» Task objective
Reproduce exactly the lines starting at the line that contains "Write a Python" and ending at the line that contains "time_min = np.arange(2, 63, 3)". Omit pictures.

[Entries with chart source code]
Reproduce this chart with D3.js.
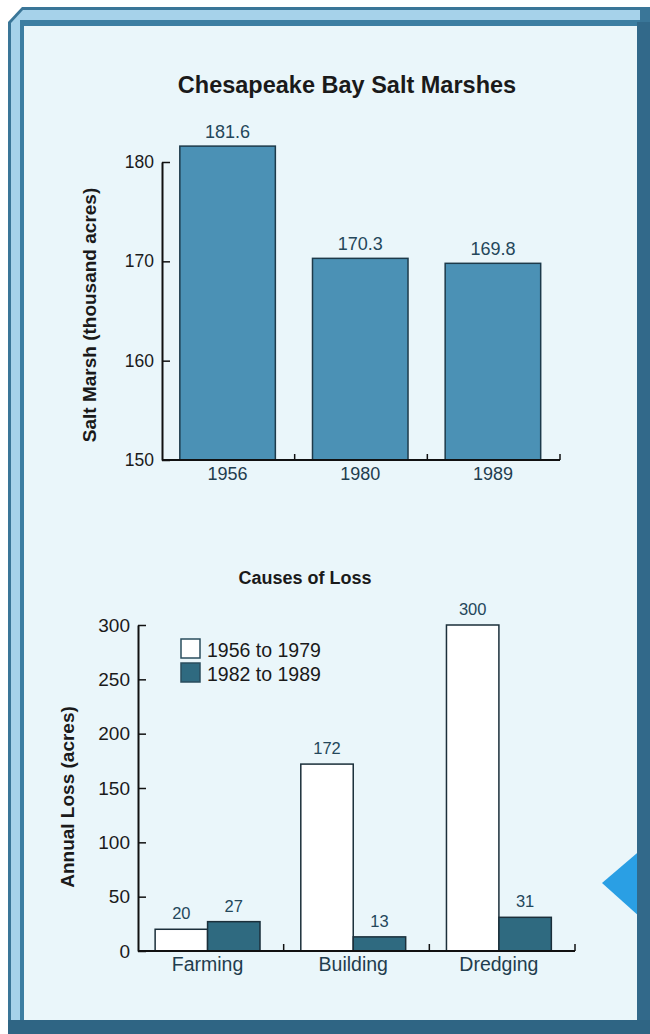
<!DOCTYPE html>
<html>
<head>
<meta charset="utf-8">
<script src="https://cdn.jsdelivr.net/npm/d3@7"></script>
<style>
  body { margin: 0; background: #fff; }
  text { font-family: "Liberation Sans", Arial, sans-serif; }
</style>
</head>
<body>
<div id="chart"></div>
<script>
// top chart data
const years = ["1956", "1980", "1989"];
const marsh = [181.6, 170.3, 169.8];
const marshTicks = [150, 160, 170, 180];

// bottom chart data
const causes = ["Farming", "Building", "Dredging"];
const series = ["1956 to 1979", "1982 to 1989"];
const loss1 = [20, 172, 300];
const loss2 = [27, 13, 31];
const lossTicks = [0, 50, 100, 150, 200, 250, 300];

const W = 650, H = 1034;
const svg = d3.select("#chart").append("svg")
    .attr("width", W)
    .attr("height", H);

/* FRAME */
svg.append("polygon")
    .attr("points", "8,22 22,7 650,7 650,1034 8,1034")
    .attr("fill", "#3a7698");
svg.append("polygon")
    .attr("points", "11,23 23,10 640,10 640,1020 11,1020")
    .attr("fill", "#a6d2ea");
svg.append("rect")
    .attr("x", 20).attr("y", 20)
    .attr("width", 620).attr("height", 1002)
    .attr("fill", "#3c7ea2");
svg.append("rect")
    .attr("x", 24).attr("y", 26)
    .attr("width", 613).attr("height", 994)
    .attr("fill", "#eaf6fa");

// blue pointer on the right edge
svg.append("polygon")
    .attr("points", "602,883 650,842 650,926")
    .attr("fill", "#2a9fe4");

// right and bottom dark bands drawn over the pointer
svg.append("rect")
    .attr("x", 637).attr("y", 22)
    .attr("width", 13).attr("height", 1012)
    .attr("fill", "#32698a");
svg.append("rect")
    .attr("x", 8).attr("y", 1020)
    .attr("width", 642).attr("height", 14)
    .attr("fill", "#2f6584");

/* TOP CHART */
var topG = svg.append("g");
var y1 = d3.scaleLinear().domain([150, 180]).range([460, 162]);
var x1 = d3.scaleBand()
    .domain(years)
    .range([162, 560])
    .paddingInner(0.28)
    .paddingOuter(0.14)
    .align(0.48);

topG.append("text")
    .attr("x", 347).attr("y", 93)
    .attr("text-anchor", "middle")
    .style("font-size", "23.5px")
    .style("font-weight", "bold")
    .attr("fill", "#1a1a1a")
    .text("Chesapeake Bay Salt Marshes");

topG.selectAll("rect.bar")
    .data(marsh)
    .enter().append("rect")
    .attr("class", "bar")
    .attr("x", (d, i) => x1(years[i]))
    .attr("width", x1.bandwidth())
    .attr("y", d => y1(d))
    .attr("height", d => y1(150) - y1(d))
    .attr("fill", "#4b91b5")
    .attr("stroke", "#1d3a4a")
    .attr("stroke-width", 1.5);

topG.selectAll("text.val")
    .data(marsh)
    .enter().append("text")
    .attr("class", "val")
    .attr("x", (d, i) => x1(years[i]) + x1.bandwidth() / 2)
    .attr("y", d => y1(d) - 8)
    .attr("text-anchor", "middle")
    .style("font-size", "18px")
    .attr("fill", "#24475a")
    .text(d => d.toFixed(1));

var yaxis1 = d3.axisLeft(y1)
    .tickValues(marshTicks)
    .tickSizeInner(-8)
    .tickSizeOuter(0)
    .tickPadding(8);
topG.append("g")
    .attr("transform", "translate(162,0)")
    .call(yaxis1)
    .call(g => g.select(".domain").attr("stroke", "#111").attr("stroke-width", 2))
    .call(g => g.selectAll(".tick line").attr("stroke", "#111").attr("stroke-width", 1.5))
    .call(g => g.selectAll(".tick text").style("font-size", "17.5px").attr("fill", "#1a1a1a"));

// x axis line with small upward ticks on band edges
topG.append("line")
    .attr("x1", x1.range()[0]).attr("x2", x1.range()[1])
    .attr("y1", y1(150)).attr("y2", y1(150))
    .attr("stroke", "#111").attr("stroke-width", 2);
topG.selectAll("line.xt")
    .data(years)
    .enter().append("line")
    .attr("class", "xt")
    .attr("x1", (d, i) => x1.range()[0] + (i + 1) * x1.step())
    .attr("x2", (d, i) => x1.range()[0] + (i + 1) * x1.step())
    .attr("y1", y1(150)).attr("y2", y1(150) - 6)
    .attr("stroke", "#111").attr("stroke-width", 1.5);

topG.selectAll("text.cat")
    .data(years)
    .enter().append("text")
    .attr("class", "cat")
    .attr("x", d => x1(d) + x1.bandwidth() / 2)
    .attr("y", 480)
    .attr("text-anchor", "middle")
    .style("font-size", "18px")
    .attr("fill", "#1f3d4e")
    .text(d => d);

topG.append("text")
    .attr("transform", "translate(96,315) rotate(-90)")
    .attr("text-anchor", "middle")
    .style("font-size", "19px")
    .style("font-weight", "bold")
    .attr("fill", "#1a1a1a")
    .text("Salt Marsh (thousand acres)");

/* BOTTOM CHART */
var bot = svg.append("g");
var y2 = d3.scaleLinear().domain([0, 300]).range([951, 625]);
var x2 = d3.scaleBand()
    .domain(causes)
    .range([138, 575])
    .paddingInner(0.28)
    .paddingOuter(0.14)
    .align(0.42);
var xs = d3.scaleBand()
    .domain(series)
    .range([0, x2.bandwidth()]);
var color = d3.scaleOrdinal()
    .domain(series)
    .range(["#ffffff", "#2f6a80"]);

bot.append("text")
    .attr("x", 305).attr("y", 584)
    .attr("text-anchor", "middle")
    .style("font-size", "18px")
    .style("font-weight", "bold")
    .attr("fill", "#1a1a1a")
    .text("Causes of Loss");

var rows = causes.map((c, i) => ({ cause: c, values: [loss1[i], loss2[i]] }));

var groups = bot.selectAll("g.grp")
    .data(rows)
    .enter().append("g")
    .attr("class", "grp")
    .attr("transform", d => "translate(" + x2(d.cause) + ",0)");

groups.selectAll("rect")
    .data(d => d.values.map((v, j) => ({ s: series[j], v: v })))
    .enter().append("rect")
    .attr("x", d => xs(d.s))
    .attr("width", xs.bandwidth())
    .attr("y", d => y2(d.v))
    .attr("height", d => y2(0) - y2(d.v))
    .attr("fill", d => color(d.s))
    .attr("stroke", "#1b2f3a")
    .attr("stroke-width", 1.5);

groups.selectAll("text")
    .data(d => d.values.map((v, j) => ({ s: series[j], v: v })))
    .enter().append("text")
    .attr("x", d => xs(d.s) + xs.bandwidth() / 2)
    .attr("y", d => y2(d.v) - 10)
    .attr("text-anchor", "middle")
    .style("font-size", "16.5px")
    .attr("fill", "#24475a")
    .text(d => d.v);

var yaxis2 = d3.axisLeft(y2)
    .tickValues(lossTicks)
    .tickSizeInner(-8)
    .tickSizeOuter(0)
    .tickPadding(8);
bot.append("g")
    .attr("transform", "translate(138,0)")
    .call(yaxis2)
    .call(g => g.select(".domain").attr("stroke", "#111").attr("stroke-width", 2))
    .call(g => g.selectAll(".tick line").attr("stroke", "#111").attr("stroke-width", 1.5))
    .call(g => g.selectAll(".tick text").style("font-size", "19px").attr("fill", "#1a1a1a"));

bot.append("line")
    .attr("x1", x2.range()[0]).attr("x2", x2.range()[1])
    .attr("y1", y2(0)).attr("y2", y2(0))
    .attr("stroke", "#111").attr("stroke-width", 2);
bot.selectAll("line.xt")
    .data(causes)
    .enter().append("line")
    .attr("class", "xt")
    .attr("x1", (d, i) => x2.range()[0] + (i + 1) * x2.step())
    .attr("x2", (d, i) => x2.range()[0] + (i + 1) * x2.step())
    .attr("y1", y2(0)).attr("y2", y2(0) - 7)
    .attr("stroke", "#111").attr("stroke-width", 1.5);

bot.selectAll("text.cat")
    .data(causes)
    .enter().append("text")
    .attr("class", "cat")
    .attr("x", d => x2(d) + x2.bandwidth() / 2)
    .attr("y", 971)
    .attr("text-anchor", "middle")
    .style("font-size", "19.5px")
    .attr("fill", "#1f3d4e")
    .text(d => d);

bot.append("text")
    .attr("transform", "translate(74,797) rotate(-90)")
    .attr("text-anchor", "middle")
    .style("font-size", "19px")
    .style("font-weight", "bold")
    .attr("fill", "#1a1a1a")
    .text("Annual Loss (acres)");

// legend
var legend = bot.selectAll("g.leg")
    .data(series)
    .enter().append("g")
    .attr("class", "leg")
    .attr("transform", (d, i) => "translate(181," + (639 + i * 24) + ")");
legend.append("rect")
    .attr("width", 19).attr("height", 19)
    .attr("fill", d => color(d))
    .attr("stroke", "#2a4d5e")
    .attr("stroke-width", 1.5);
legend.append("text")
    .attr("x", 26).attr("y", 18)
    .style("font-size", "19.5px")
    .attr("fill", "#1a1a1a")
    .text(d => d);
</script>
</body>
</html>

...

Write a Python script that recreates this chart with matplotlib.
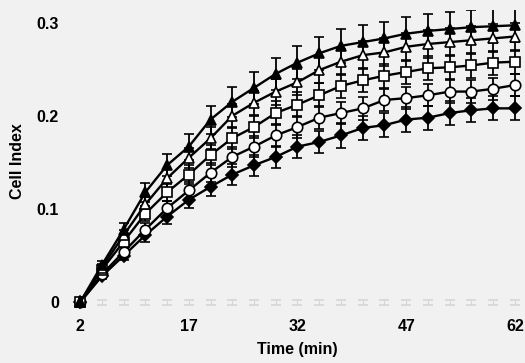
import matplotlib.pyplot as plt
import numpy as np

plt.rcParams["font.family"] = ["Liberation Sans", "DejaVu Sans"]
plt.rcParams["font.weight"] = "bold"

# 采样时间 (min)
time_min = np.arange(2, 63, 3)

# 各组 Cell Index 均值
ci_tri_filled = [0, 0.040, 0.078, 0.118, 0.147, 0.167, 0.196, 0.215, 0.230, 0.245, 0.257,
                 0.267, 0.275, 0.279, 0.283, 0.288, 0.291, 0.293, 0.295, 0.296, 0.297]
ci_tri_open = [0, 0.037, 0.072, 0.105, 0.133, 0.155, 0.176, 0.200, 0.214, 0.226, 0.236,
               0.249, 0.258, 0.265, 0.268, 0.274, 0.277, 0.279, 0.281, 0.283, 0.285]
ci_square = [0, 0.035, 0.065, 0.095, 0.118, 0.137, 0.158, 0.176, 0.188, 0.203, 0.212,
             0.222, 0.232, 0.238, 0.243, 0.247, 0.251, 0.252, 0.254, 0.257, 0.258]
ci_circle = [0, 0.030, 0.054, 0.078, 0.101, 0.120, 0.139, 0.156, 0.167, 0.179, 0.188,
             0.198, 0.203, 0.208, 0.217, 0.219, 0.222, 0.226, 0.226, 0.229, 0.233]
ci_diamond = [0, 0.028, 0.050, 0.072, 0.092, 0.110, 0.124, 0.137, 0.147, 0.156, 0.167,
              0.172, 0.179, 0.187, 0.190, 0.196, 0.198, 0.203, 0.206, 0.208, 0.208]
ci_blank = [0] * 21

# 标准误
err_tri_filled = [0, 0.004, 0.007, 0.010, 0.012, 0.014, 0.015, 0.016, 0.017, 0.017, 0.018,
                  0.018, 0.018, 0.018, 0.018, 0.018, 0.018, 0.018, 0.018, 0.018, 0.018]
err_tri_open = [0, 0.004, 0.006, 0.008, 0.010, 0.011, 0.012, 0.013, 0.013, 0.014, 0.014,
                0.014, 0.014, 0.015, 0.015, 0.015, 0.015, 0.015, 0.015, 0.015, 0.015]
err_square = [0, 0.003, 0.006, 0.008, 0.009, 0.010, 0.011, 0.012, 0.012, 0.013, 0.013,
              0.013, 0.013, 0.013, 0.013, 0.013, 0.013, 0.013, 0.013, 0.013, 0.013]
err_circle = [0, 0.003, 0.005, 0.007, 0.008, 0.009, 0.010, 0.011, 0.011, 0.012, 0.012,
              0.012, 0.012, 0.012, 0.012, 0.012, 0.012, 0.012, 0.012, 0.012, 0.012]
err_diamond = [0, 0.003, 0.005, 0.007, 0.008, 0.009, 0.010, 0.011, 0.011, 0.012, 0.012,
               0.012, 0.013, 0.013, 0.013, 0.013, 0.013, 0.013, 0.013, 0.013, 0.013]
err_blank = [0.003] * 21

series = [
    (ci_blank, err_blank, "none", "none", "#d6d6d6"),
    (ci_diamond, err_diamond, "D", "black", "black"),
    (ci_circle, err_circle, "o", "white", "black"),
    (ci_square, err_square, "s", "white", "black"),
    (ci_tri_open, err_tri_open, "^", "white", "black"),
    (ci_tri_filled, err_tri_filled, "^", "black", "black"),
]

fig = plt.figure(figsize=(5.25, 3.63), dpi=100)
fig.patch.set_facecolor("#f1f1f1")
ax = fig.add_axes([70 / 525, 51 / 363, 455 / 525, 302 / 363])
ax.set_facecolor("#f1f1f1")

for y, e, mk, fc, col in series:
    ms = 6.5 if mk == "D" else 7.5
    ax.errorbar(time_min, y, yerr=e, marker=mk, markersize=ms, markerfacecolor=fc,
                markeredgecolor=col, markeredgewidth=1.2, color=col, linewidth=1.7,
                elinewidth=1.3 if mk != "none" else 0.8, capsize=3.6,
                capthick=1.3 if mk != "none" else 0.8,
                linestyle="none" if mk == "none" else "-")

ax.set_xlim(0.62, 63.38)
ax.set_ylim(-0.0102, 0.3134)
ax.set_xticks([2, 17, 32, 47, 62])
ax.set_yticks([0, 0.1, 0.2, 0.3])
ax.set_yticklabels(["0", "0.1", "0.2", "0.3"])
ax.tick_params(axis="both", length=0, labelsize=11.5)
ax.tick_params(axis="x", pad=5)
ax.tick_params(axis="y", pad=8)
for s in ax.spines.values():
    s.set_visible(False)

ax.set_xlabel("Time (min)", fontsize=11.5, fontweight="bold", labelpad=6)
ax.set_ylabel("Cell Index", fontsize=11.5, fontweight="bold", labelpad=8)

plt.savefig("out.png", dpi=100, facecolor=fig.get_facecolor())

» Written answer
Write a Python script that recreates this chart with matplotlib.
import matplotlib.pyplot as plt
import numpy as np

plt.rcParams["font.family"] = ["Liberation Sans", "DejaVu Sans"]
plt.rcParams["font.weight"] = "bold"

# 采样时间 (min)
time_min = np.arange(2, 63, 3)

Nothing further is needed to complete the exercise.